■ **What the exercise asks**: In the entries below, print exactly the lines from the first through the one with "ax.set_ylim(ymin, ymax)", both included, and none of the pictures.

■ **Task material**:

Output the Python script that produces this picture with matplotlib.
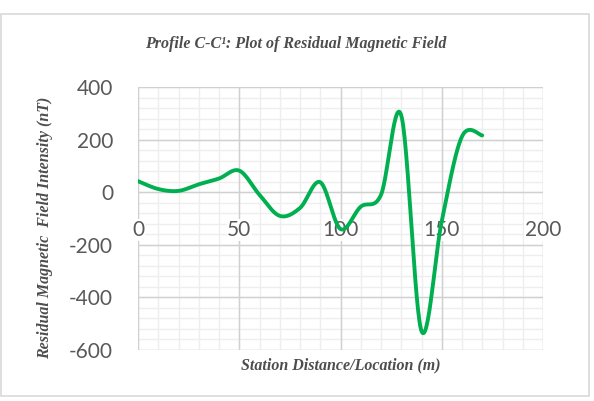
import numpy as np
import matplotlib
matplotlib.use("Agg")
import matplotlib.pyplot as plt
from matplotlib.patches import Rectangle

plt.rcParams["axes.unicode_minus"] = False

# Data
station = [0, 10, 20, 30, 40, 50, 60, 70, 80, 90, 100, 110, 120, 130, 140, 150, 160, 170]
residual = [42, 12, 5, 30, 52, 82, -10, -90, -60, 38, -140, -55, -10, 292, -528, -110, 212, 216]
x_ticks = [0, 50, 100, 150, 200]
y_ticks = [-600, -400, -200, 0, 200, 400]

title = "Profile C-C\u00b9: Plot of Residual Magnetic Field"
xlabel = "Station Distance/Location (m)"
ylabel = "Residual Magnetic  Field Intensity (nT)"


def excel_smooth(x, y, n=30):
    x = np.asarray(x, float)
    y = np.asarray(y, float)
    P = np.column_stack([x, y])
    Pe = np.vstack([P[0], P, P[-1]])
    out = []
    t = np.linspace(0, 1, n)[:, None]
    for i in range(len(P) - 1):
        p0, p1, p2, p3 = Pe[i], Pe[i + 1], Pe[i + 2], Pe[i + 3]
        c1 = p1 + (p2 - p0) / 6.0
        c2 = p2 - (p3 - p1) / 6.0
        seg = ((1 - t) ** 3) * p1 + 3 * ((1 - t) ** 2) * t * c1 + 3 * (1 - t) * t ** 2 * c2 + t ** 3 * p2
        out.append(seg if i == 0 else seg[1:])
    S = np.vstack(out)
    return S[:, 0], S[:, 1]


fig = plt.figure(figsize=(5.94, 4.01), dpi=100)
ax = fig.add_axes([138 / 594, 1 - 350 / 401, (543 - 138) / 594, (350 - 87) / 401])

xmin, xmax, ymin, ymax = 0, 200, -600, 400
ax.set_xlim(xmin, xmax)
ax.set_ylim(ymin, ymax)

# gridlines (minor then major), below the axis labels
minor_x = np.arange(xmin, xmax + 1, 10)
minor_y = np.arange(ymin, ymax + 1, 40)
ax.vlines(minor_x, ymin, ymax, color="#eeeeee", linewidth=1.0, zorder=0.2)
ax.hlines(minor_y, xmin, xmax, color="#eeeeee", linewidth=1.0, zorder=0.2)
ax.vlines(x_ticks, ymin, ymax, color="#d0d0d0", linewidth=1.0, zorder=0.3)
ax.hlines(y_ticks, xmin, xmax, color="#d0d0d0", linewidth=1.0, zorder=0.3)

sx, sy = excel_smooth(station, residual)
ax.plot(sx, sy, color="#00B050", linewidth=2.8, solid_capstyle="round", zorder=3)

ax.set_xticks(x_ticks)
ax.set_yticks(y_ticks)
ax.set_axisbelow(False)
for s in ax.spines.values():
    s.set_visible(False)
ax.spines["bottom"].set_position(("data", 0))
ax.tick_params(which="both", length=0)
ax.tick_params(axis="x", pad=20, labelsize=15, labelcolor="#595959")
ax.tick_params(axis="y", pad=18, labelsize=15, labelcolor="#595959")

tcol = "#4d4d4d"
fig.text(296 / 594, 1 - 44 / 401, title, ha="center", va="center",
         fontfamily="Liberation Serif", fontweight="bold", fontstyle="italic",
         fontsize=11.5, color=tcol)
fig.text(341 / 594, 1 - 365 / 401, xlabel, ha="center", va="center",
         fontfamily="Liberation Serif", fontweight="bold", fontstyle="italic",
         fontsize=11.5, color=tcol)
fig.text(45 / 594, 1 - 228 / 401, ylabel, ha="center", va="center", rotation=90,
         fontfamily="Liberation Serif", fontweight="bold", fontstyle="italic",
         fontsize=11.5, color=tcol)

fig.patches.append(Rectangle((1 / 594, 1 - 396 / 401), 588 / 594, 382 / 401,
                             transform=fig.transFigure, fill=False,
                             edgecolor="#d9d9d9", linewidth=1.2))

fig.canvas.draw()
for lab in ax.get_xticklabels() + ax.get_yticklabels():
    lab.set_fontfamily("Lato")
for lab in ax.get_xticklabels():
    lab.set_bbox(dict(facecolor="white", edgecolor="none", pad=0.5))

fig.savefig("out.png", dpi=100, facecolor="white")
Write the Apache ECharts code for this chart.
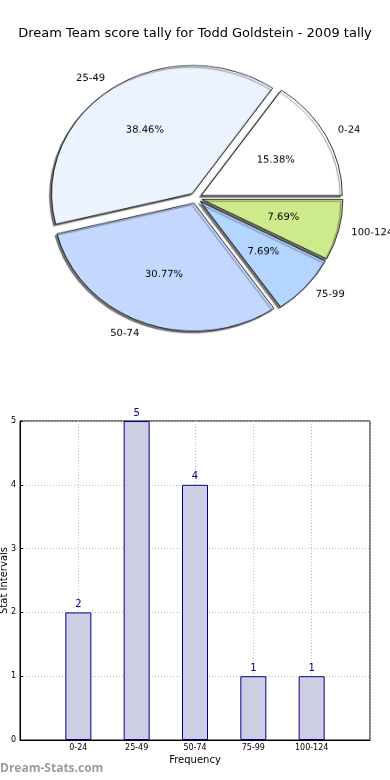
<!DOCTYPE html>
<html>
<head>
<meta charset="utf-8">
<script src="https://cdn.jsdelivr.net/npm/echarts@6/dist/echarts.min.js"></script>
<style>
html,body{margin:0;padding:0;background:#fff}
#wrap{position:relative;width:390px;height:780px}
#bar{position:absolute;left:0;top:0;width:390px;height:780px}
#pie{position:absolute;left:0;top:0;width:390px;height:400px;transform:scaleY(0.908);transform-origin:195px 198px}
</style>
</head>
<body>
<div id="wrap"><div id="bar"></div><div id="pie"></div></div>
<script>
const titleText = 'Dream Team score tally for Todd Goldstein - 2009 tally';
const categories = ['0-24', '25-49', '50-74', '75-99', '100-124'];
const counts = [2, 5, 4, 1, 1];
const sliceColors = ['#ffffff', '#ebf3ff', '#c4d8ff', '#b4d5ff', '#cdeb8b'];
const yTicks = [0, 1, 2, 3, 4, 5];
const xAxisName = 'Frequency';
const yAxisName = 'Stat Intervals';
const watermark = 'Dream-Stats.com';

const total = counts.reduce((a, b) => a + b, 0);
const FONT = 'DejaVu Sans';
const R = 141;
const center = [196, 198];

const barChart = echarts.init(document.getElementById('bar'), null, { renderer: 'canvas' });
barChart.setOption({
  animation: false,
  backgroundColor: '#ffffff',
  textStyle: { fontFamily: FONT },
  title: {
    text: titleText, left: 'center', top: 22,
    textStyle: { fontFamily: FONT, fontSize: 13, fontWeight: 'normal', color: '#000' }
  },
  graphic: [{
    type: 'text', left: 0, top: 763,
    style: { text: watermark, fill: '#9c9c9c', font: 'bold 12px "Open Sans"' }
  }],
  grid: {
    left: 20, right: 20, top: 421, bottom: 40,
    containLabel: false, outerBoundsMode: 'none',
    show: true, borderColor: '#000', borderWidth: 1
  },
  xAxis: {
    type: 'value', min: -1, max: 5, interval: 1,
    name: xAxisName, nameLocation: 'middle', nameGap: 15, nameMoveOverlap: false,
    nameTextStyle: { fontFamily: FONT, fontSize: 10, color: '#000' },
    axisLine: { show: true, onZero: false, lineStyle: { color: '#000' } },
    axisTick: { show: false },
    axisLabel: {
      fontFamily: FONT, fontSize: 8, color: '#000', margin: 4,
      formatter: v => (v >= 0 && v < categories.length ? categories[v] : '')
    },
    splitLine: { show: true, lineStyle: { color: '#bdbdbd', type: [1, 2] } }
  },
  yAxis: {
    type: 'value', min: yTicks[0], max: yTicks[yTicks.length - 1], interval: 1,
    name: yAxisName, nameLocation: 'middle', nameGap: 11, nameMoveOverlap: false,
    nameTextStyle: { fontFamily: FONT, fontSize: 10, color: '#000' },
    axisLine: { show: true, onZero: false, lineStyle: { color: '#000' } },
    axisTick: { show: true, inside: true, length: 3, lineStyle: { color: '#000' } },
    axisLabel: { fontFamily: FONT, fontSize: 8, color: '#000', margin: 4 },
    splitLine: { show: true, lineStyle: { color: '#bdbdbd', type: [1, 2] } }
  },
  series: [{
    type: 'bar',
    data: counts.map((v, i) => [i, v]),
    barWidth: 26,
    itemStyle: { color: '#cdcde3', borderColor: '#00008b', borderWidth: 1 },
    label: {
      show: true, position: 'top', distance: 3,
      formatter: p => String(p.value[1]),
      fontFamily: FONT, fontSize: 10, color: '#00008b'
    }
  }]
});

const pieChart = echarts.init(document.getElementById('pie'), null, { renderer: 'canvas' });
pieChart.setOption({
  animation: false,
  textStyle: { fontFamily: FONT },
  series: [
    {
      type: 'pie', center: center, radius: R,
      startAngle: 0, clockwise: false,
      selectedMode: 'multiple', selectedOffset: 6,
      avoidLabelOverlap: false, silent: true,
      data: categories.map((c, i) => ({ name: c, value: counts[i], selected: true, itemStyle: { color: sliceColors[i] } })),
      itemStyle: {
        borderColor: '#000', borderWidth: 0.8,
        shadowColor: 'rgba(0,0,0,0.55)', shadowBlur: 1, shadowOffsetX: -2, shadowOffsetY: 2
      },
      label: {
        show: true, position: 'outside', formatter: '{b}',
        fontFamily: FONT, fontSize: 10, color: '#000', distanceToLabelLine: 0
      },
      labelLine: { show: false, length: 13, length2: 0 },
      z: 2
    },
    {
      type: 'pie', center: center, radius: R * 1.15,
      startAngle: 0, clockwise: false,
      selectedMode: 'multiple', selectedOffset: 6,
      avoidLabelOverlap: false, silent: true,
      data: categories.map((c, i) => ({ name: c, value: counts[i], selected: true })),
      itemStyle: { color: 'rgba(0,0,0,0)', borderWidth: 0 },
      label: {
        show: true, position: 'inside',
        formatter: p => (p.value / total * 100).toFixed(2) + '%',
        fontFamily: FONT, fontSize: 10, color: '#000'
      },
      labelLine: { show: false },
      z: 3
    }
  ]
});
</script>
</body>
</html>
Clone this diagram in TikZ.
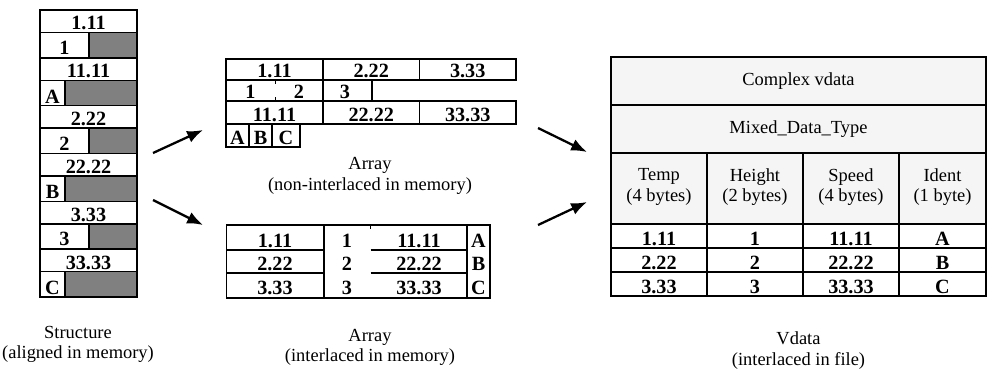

■ **Finished exercise**:
Output the Python script that produces this picture with matplotlib.
import numpy as np
import matplotlib
matplotlib.use("Agg")
import matplotlib.pyplot as plt
from matplotlib.patches import Rectangle

plt.rcParams["axes.unicode_minus"] = False

# Data
station = [0, 10, 20, 30, 40, 50, 60, 70, 80, 90, 100, 110, 120, 130, 140, 150, 160, 170]
residual = [42, 12, 5, 30, 52, 82, -10, -90, -60, 38, -140, -55, -10, 292, -528, -110, 212, 216]
x_ticks = [0, 50, 100, 150, 200]
y_ticks = [-600, -400, -200, 0, 200, 400]

title = "Profile C-C\u00b9: Plot of Residual Magnetic Field"
xlabel = "Station Distance/Location (m)"
ylabel = "Residual Magnetic  Field Intensity (nT)"


def excel_smooth(x, y, n=30):
    x = np.asarray(x, float)
    y = np.asarray(y, float)
    P = np.column_stack([x, y])
    Pe = np.vstack([P[0], P, P[-1]])
    out = []
    t = np.linspace(0, 1, n)[:, None]
    for i in range(len(P) - 1):
        p0, p1, p2, p3 = Pe[i], Pe[i + 1], Pe[i + 2], Pe[i + 3]
        c1 = p1 + (p2 - p0) / 6.0
        c2 = p2 - (p3 - p1) / 6.0
        seg = ((1 - t) ** 3) * p1 + 3 * ((1 - t) ** 2) * t * c1 + 3 * (1 - t) * t ** 2 * c2 + t ** 3 * p2
        out.append(seg if i == 0 else seg[1:])
    S = np.vstack(out)
    return S[:, 0], S[:, 1]


fig = plt.figure(figsize=(5.94, 4.01), dpi=100)
ax = fig.add_axes([138 / 594, 1 - 350 / 401, (543 - 138) / 594, (350 - 87) / 401])

xmin, xmax, ymin, ymax = 0, 200, -600, 400
ax.set_xlim(xmin, xmax)
ax.set_ylim(ymin, ymax)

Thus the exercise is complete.